Mijn fractie begrijpt en onderschrijft ook dat
de kostenneutraliteit in dit wetsvoorstel is gezocht
door het duurder maken van de rechtspleging voor
bedrijven. Zij begrijpt niet waarom daarbij niet is
omgezien naar een wat genuanceerder systeem,
zodat de hogere tarieven voor bedrijven niet
uiteindelijk neerslaan bij de burger die het systeem
beoogt te ontzien. Deze vraag is niet nieuw. Hij is
de minister van verschillende kanten en in
verschillende toonaarden gesteld. Wij zijn dan ook
benieuwd naar wat hij hierover vandaag aan ons te
melden heeft. Wij zijn vooral benieuwd naar zijn
antwoord op de vraag of hij mogelijkheden ziet om
deze wat ik maar zal noemen systeemfout in dit
wetsvoorstel te herstellen.
Voorzitter. Ik rond af. Mijn fractie meent
dat de regering het streven om burgers ertoe te
bewegen hun rechtsvragen zelf aan de rechter voor
te leggen - dat is een ander streven van dit
ministerie - moet onderstrepen door een
cliëntvriendelijker procesrecht. Onze vraag over het
onderzoek naar de omvang van de valkuil in het
bestuursrecht is mede door deze overweging
ingegeven.

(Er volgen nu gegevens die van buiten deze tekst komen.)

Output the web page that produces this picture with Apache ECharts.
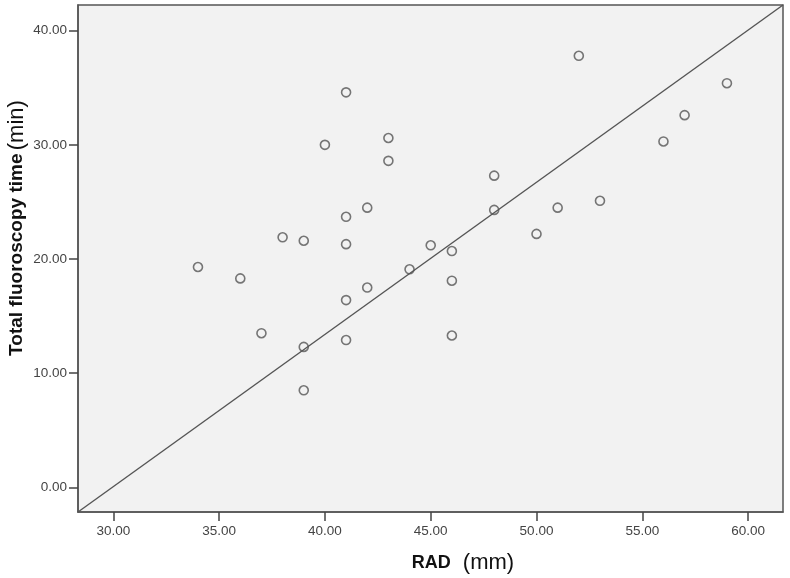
<!DOCTYPE html>
<html>
<head>
<meta charset="utf-8">
<script src="https://cdn.jsdelivr.net/npm/echarts@6/dist/echarts.min.js"></script>
<style>
  html, body { margin: 0; padding: 0; background: #ffffff; }
  #main { width: 790px; height: 578px; }
</style>
</head>
<body>
<div id="main"></div>
<script>
// RAD (mm) vs total fluoroscopy time (min)
var radValues = [41, 40, 43, 43, 42, 41, 38, 39, 41, 34, 36, 52, 59, 57, 56, 48,
                 48, 51, 53, 50, 45, 46, 44, 46, 41, 42, 37, 39, 41, 39, 46];
var fluoroTimes = [34.6, 30.0, 30.6, 28.6, 24.5, 23.7, 21.9, 21.6, 21.3, 19.3, 18.3, 37.8, 35.4, 32.6, 30.3, 27.3,
                   24.3, 24.5, 25.1, 22.2, 21.2, 20.7, 19.1, 18.1, 16.4, 17.5, 13.5, 12.3, 12.9, 8.5, 13.3];
var xTicks = [30, 35, 40, 45, 50, 55, 60];
var yTicks = [0, 10, 20, 30, 40];

// axis extents (SPSS style padding around the data)
var xMin = 28.33, xMax = 61.65;
var yMin = -2.16, yMax = 42.25;

var points = radValues.map(function (x, i) { return [x, fluoroTimes[i]]; });

var chart = echarts.init(document.getElementById('main'));
var font = '"Liberation Sans", Arial, sans-serif';

var option = {
  animation: false,
  backgroundColor: '#ffffff',
  grid: {
    left: 78, right: 7, top: 5, bottom: 66,
    show: true,
    backgroundColor: '#f2f2f2',
    borderColor: '#555555',
    borderWidth: 1.5
  },
  xAxis: {
    type: 'value',
    min: xMin, max: xMax,
    splitLine: { show: false },
    axisLine: { show: true, onZero: false, lineStyle: { color: '#555555', width: 1.5 } },
    axisTick: { show: true, length: 9, customValues: xTicks, lineStyle: { color: '#444444', width: 1.5 } },
    axisLabel: {
      customValues: xTicks, margin: 12,
      color: '#444444', fontSize: 13.5, fontFamily: font,
      formatter: function (v) { return v.toFixed(2); }
    }
  },
  yAxis: {
    type: 'value',
    min: yMin, max: yMax,
    splitLine: { show: false },
    axisLine: { show: true, onZero: false, lineStyle: { color: '#555555', width: 1.5 } },
    axisTick: { show: true, length: 9, customValues: yTicks, lineStyle: { color: '#444444', width: 1.5 } },
    axisLabel: {
      customValues: yTicks, margin: 11,
      color: '#444444', fontSize: 13.5, fontFamily: font,
      formatter: function (v) { return v.toFixed(2); }
    }
  },
  graphic: [
    {
      type: 'text',
      x: 17, y: 228,
      rotation: Math.PI / 2,
      style: {
        text: '{b|Total fluoroscopy time} {r|(min)}',
        align: 'center',
        verticalAlign: 'middle',
        fill: '#111111',
        rich: {
          b: { fontFamily: font, fontWeight: 'bold', fontSize: 19, fill: '#111111' },
          r: { fontFamily: font, fontSize: 22, fill: '#111111' }
        }
      }
    },
    {
      type: 'text',
      x: 463, y: 563,
      style: {
        text: '{b|RAD}{r|(mm)}',
        align: 'center',
        verticalAlign: 'middle',
        fill: '#111111',
        rich: {
          b: { fontFamily: font, fontWeight: 'bold', fontSize: 18, fill: '#111111', padding: [0, 12, 0, 0] },
          r: { fontFamily: font, fontSize: 22, fill: '#111111' }
        }
      }
    }
  ],
  series: [
    {
      type: 'scatter',
      data: points,
      symbol: 'circle',
      symbolSize: 9,
      itemStyle: { color: 'rgba(0,0,0,0)', borderColor: '#555555', borderWidth: 1.6 },
      markLine: {
        silent: true,
        symbol: ['none', 'none'],
        label: { show: false },
        lineStyle: { color: '#555555', width: 1.4, type: 'solid' },
        data: [[{ coord: [xMin, yMin] }, { coord: [xMax, yMax] }]]
      }
    }
  ]
};

chart.setOption(option);
</script>
</body>
</html>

Wij juichen het streven van de minister
toe om de toegang tot de rechter voor de burger
met de smalle beurs veilig te stellen op het moment
dat de griffierechten omhoog gaan. Wij menen
tegelijkertijd dat de weg daarnaar toe moet worden
vormgegeven met een open oog voor alle effecten
en neveneffecten. Wij hopen op dit punt op enige
creativiteit van de kant van de minister.